WHAT TO WORK ON » Don't include pictures. Quote the lines below from the first through the line that contains "ax = fig.add_axes([0.129, 0.16, 0.8395, 0.811])".

DATA LINES »
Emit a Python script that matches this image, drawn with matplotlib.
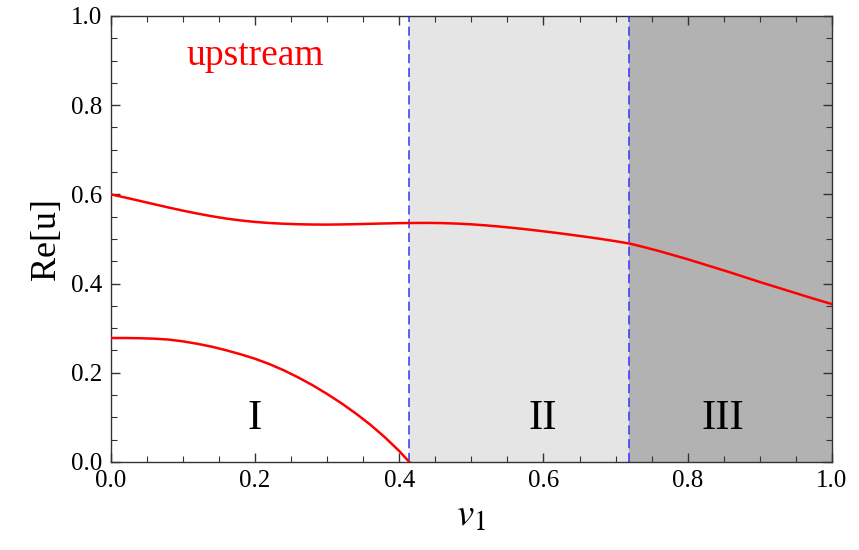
import matplotlib
matplotlib.use("Agg")
import matplotlib.pyplot as plt
from matplotlib.ticker import MultipleLocator

plt.rcParams['font.family'] = ['Liberation Serif', 'DejaVu Serif']
plt.rcParams['mathtext.fontset'] = 'stix'

# upper branch of Re[u]
v_upper = [0.00, 0.02, 0.04, 0.06, 0.08, 0.10, 0.12, 0.14, 0.16, 0.18, 0.20,
           0.22, 0.24, 0.26, 0.28, 0.30, 0.32, 0.34, 0.36, 0.38, 0.40, 0.42,
           0.44, 0.46, 0.48, 0.50, 0.52, 0.54, 0.56, 0.58, 0.60, 0.62, 0.64,
           0.66, 0.68, 0.70, 0.72, 0.74, 0.76, 0.78, 0.80, 0.82, 0.84, 0.86,
           0.88, 0.90, 0.92, 0.94, 0.96, 0.98, 1.00]
re_upper = [0.600, 0.5929, 0.5855, 0.5780, 0.5706, 0.5635, 0.5570, 0.5510,
            0.5458, 0.5416, 0.5382, 0.5358, 0.5341, 0.5330, 0.5324, 0.5322,
            0.5326, 0.5332, 0.5340, 0.5348, 0.5355, 0.5359, 0.5360, 0.5356,
            0.5345, 0.5328, 0.5305, 0.5277, 0.5245, 0.5210, 0.5172, 0.5132,
            0.5090, 0.5046, 0.5000, 0.4950, 0.4895, 0.4815, 0.4730, 0.4638,
            0.4545, 0.4445, 0.4345, 0.4245, 0.4140, 0.4035, 0.3935, 0.3835,
            0.3735, 0.3635, 0.354]

# lower branch, ends at first boundary
v_lower = [0.00, 0.02, 0.04, 0.06, 0.08, 0.10, 0.12, 0.14, 0.16, 0.18, 0.20,
           0.22, 0.24, 0.26, 0.28, 0.30, 0.32, 0.34, 0.36, 0.38, 0.40, 0.414]
re_lower = [0.278, 0.278, 0.2775, 0.2765, 0.2745, 0.2705, 0.2650, 0.2585,
            0.2505, 0.2415, 0.2315, 0.2195, 0.2055, 0.1895, 0.1720, 0.1525,
            0.1315, 0.1085, 0.0835, 0.0555, 0.0245, 0.000]

# region boundaries and labels
boundaries = [0.414, 0.718]
region_names = ["I", "II", "III"]
region_x = [0.20, 0.599, 0.849]

fig = plt.figure(figsize=(8.59, 5.5), dpi=100)
ax = fig.add_axes([0.129, 0.16, 0.8395, 0.811])

ax.axvspan(boundaries[0], boundaries[1], color='#e5e5e5', lw=0, zorder=0)
ax.axvspan(boundaries[1], 1.0, color='#b2b2b2', lw=0, zorder=0)
for b in boundaries:
    ax.axvline(b, color='#3333ff', lw=1.1, dashes=(6, 3), zorder=1)

ax.plot(v_upper, re_upper, color='#ff0000', lw=1.8, zorder=3, solid_joinstyle='round')
ax.plot(v_lower, re_lower, color='#ff0000', lw=1.8, zorder=3, solid_joinstyle='round')

for name, x in zip(region_names, region_x):
    ax.text(x, 0.074, name, ha='center', va='baseline', fontsize=31, color='black')
ax.text(0.2, 0.89, "upstream", ha='center', va='baseline', fontsize=27, color='#ff0000')

ax.set_xlim(0, 1)
ax.set_ylim(0, 1)
ax.xaxis.set_major_locator(MultipleLocator(0.2))
ax.yaxis.set_major_locator(MultipleLocator(0.2))
ax.xaxis.set_minor_locator(MultipleLocator(0.05))
ax.yaxis.set_minor_locator(MultipleLocator(0.05))
ax.xaxis.set_major_formatter(lambda v, p: f"{v:.1f}")
ax.yaxis.set_major_formatter(lambda v, p: f"{v:.1f}")
ax.tick_params(which='both', direction='in', top=True, right=True, color='#333333')
ax.tick_params(which='major', length=6.5, width=1, pad=6, labelsize=18)
ax.tick_params(which='minor', length=4, width=0.8)
for s in ax.spines.values():
    s.set_color('#333333')
    s.set_linewidth(1)

ax.set_xlabel(r"$v_1$", fontsize=28, labelpad=4)
ax.set_ylabel("Re[u]", fontsize=26, labelpad=6)

fig.savefig("out.png", dpi=100)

RESULT OF THE TASK »
Emit a Python script that matches this image, drawn with matplotlib.
import matplotlib
matplotlib.use("Agg")
import matplotlib.pyplot as plt
from matplotlib.ticker import MultipleLocator

plt.rcParams['font.family'] = ['Liberation Serif', 'DejaVu Serif']
plt.rcParams['mathtext.fontset'] = 'stix'

# upper branch of Re[u]
v_upper = [0.00, 0.02, 0.04, 0.06, 0.08, 0.10, 0.12, 0.14, 0.16, 0.18, 0.20,
           0.22, 0.24, 0.26, 0.28, 0.30, 0.32, 0.34, 0.36, 0.38, 0.40, 0.42,
           0.44, 0.46, 0.48, 0.50, 0.52, 0.54, 0.56, 0.58, 0.60, 0.62, 0.64,
           0.66, 0.68, 0.70, 0.72, 0.74, 0.76, 0.78, 0.80, 0.82, 0.84, 0.86,
           0.88, 0.90, 0.92, 0.94, 0.96, 0.98, 1.00]
re_upper = [0.600, 0.5929, 0.5855, 0.5780, 0.5706, 0.5635, 0.5570, 0.5510,
            0.5458, 0.5416, 0.5382, 0.5358, 0.5341, 0.5330, 0.5324, 0.5322,
            0.5326, 0.5332, 0.5340, 0.5348, 0.5355, 0.5359, 0.5360, 0.5356,
            0.5345, 0.5328, 0.5305, 0.5277, 0.5245, 0.5210, 0.5172, 0.5132,
            0.5090, 0.5046, 0.5000, 0.4950, 0.4895, 0.4815, 0.4730, 0.4638,
            0.4545, 0.4445, 0.4345, 0.4245, 0.4140, 0.4035, 0.3935, 0.3835,
            0.3735, 0.3635, 0.354]

# lower branch, ends at first boundary
v_lower = [0.00, 0.02, 0.04, 0.06, 0.08, 0.10, 0.12, 0.14, 0.16, 0.18, 0.20,
           0.22, 0.24, 0.26, 0.28, 0.30, 0.32, 0.34, 0.36, 0.38, 0.40, 0.414]
re_lower = [0.278, 0.278, 0.2775, 0.2765, 0.2745, 0.2705, 0.2650, 0.2585,
            0.2505, 0.2415, 0.2315, 0.2195, 0.2055, 0.1895, 0.1720, 0.1525,
            0.1315, 0.1085, 0.0835, 0.0555, 0.0245, 0.000]

# region boundaries and labels
boundaries = [0.414, 0.718]
region_names = ["I", "II", "III"]
region_x = [0.20, 0.599, 0.849]

fig = plt.figure(figsize=(8.59, 5.5), dpi=100)
ax = fig.add_axes([0.129, 0.16, 0.8395, 0.811])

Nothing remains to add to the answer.